Despite these gains, independent businesses reported that they still face a decidedly uneven playing field. Nearly three-quarters of the local retailers surveyed said that the fact that many online retailers are not required to collect sales tax had negatively impacted their sales, with 39% describing the level of impact as significant. “As a local business owner with a brick-and-mortar location, we are automatically at a 8.1 percent price disparity because we are required to collect local sales tax,” commented a business owner in Arizona. With Congress failing to pass an e-fairness bill last year, the survey found that a large majority of independent retailers are now backing state legislation to level the playing field.
The survey also found that difficulty accessing credit continues to be a major barrier for new and growing small businesses. Of those who sought a loan in the last two years, 30% said they had been unable to obtain one. Businesses owned by people of color and women fared even worse. Over 44% of minority-owned businesses seeking financing and 35% of those owned by women failed to secure a lender. The survey findings echo federal data that show that bank lending for big businesses is well above its pre-recession peak, while small business lending remains depressed.
Large companies exercising their market power to win better pricing and terms was cited as another key issue, with more than half of independent retailers rating it as a very or extremely significant challenge. Nearly two-thirds of all respondents said they believed government should more vigorously enforce antitrust laws against dominant firms, while only 9 percent opposed increased enforcement.
“More people are seeking out independent businesses, which we know from academic research is great news for job creation, income growth, and the well-being of communities,” said Stacy Mitchell, senior researcher at ILSR. “Now we need policymakers to step up and create a level playing field to allow locally owned businesses to really thrive.”
Download the full report.
Several AIB member groups and allied organizations offered reactions to the survey’s findings:
“This report adds to the evidence that communities and states will enjoy greater success in creating good jobs and increasing net revenues by nurturing community-based entrepreneurs, rather than vying to lure companies from afar,” said Jeff Milchen, co-founder of the American Independent Business Alliance.
“‘Local First’ has changed our cultural narrative, as this report shows,” said Michelle Long, executive director of BALLE (the Business Alliance for Local Living Economies). “But Local First is more than just a catchy slogan. It has reminded us that our purchases impact other human beings. That there is the possibility of a relationship and real care in our exchanges.
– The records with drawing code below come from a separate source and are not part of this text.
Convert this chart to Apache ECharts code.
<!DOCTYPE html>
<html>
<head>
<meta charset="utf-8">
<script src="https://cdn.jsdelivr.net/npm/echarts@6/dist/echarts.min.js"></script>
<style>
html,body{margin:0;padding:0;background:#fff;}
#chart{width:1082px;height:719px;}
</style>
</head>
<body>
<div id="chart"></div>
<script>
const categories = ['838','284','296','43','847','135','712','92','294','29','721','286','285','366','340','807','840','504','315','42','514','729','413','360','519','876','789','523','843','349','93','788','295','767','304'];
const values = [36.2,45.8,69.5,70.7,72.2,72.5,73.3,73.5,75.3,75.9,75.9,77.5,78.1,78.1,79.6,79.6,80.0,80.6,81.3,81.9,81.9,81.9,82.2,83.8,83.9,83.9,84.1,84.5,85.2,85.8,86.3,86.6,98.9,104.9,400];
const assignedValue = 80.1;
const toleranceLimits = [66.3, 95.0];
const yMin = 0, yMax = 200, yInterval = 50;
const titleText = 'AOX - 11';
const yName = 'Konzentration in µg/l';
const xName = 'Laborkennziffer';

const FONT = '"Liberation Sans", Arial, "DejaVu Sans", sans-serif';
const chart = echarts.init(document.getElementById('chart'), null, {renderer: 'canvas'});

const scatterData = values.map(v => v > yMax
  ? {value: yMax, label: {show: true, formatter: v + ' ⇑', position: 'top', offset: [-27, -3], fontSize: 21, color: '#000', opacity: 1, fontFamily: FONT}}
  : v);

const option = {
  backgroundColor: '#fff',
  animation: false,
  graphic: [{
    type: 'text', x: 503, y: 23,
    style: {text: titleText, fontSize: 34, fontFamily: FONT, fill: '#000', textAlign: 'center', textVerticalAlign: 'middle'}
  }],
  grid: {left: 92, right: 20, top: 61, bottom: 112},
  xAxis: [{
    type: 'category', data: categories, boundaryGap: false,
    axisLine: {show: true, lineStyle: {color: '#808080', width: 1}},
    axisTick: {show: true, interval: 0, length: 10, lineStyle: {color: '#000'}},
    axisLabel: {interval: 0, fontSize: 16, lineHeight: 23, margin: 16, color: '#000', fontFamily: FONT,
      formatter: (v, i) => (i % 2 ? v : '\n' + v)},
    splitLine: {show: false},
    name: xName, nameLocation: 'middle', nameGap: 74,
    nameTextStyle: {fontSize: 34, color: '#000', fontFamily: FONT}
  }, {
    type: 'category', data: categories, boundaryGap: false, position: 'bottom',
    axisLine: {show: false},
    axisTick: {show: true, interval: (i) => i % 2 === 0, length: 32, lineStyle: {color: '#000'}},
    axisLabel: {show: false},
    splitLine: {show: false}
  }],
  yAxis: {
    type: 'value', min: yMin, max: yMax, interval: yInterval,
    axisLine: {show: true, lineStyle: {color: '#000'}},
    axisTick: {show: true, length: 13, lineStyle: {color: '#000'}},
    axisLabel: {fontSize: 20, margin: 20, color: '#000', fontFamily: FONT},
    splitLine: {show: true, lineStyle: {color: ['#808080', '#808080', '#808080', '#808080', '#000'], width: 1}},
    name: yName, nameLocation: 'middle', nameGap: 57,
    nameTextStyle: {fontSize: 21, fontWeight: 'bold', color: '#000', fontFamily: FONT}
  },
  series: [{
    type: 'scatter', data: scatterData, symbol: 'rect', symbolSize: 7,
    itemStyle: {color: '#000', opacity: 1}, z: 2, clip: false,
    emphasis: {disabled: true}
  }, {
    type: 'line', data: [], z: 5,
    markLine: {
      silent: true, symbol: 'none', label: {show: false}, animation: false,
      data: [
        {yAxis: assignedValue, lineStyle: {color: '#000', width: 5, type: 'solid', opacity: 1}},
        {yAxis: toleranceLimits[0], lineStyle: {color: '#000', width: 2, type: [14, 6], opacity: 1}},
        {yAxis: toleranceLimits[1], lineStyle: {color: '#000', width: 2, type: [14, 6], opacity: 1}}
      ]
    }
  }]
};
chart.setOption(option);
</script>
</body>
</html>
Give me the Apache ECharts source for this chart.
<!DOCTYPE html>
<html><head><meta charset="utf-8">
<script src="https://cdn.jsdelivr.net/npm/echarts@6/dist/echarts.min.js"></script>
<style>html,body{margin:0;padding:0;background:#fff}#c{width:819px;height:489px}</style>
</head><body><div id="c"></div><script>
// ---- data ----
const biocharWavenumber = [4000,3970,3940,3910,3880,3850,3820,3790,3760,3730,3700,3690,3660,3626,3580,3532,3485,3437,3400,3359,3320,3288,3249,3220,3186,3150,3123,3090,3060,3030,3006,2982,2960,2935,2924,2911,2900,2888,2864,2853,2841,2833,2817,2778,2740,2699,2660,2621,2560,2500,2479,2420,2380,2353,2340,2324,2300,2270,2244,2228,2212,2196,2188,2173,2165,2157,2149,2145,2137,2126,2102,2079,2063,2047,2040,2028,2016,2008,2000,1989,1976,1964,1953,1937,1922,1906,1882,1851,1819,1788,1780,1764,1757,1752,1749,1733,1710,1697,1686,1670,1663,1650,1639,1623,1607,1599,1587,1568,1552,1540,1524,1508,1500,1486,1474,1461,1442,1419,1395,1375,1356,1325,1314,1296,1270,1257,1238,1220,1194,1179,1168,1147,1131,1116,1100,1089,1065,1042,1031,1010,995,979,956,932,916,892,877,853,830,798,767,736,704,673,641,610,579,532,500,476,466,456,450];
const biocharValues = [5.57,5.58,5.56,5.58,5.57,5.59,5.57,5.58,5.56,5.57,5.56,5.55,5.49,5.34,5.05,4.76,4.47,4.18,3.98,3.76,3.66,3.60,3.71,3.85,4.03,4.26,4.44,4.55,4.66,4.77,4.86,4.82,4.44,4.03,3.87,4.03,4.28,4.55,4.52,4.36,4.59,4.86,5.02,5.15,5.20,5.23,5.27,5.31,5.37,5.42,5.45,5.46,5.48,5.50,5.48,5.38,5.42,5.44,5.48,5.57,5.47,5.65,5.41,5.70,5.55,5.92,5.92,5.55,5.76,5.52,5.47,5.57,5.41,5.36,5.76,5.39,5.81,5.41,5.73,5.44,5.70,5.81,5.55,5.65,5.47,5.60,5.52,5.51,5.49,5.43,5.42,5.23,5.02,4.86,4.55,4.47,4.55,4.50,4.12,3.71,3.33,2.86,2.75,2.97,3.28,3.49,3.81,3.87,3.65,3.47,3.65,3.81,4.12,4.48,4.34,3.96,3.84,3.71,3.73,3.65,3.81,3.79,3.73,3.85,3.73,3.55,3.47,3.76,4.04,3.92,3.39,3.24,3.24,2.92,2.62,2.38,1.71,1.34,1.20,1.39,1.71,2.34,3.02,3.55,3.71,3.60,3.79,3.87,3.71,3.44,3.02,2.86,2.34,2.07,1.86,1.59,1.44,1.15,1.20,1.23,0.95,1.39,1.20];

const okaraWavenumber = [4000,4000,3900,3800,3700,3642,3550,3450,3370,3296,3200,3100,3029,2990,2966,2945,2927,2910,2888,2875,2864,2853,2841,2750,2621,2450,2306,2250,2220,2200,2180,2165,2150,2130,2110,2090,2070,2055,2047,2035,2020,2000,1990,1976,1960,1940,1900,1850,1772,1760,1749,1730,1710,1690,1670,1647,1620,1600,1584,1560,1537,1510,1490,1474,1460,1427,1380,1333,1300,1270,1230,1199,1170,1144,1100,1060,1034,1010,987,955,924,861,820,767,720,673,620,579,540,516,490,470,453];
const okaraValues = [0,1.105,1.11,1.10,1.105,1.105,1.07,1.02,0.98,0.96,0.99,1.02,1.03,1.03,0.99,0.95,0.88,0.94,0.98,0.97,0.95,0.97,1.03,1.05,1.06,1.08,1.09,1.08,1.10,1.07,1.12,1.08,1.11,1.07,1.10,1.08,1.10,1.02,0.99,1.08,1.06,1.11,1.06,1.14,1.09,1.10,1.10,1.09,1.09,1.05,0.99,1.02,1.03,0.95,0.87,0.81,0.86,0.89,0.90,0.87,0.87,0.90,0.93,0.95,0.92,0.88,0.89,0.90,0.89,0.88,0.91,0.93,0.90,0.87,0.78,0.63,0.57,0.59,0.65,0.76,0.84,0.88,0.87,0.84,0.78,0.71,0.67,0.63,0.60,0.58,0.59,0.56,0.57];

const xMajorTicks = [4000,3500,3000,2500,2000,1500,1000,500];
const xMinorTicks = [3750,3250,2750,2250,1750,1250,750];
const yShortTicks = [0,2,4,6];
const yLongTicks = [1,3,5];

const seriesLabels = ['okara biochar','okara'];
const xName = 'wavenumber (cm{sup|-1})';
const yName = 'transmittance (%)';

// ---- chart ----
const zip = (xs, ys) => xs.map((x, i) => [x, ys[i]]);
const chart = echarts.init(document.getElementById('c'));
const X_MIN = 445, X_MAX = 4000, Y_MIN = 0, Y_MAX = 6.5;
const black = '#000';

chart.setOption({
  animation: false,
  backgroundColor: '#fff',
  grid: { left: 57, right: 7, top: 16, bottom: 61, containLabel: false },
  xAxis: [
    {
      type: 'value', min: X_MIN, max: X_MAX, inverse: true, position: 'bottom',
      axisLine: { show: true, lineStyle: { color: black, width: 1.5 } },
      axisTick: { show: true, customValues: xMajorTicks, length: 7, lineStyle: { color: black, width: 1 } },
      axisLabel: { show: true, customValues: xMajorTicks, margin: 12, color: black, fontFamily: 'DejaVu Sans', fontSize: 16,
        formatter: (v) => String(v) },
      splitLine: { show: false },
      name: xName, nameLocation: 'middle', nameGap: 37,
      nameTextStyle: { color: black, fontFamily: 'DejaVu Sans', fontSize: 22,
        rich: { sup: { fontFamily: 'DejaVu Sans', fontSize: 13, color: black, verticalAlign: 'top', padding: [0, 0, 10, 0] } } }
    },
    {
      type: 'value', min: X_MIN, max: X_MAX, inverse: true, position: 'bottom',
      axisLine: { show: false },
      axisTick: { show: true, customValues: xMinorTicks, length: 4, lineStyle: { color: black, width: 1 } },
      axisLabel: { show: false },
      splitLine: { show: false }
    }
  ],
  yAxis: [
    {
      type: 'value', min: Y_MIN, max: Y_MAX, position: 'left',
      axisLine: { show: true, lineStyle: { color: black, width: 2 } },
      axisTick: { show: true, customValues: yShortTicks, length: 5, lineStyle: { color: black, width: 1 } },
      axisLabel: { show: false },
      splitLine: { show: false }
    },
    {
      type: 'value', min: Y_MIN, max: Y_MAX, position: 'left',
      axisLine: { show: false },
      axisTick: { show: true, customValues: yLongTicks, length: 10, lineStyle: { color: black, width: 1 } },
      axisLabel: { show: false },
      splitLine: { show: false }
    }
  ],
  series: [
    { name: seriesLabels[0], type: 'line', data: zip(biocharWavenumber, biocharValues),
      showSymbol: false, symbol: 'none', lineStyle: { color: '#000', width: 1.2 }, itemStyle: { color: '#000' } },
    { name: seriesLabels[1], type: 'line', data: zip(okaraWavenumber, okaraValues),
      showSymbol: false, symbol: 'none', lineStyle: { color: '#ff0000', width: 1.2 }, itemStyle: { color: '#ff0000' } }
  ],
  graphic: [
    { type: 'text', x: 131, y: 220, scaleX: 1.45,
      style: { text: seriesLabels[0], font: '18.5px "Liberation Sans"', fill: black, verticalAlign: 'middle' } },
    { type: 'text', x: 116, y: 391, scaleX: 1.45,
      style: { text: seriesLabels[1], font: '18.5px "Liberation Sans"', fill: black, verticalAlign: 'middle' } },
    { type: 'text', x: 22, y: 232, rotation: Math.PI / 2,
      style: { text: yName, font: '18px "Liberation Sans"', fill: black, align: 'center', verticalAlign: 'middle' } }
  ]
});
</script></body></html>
If policymakers are serious about fostering an economy that works for more people, they can’t forget that ‘middle class economics’ starts on Main Street with local independent business.”
“This latest survey once again demonstrates the power and vitality of local, independent businesses,” said Oren Teicher, CEO of the American Booksellers Association. “Facts are facts — the numbers make clear that innovative and hard-working entrepreneurs are outperforming their chain competition, spurring long-lasting job creation, and showing the difference a healthy local economy can mean for communities. It’s now time for lawmakers to commit themselves to policies that level the playing field, promote localism, and sustain smart growth.”
“The authenticity and community that local businesses provide cannot be manufactured. Local businesses have what customers want. They continue to thrive despite an unequal playing field,” said Parker Karnan, Executive Director of the Independent Running Retailer Association.
“Independent businesses are the backbone of communities, and the strong sales growth these businesses see will have a ripple effect, benefiting their communities by keeping the spending local,” said Bill Brunelle of Independent We Stand.
“Amidst increasing competition and pressure from the Amazon and other internet behemoths, and consolidation big national chains, TriMega believes the buy local message and movement is critically important in today’s marketplace, as do a growing number of our independent office product dealer members. The study’s finding provide optimism that both business and retail consumers are responding favorably to buy local first initiatives,” said Michael Morris, Vice President of Marketing for TriMega Purchasing Association.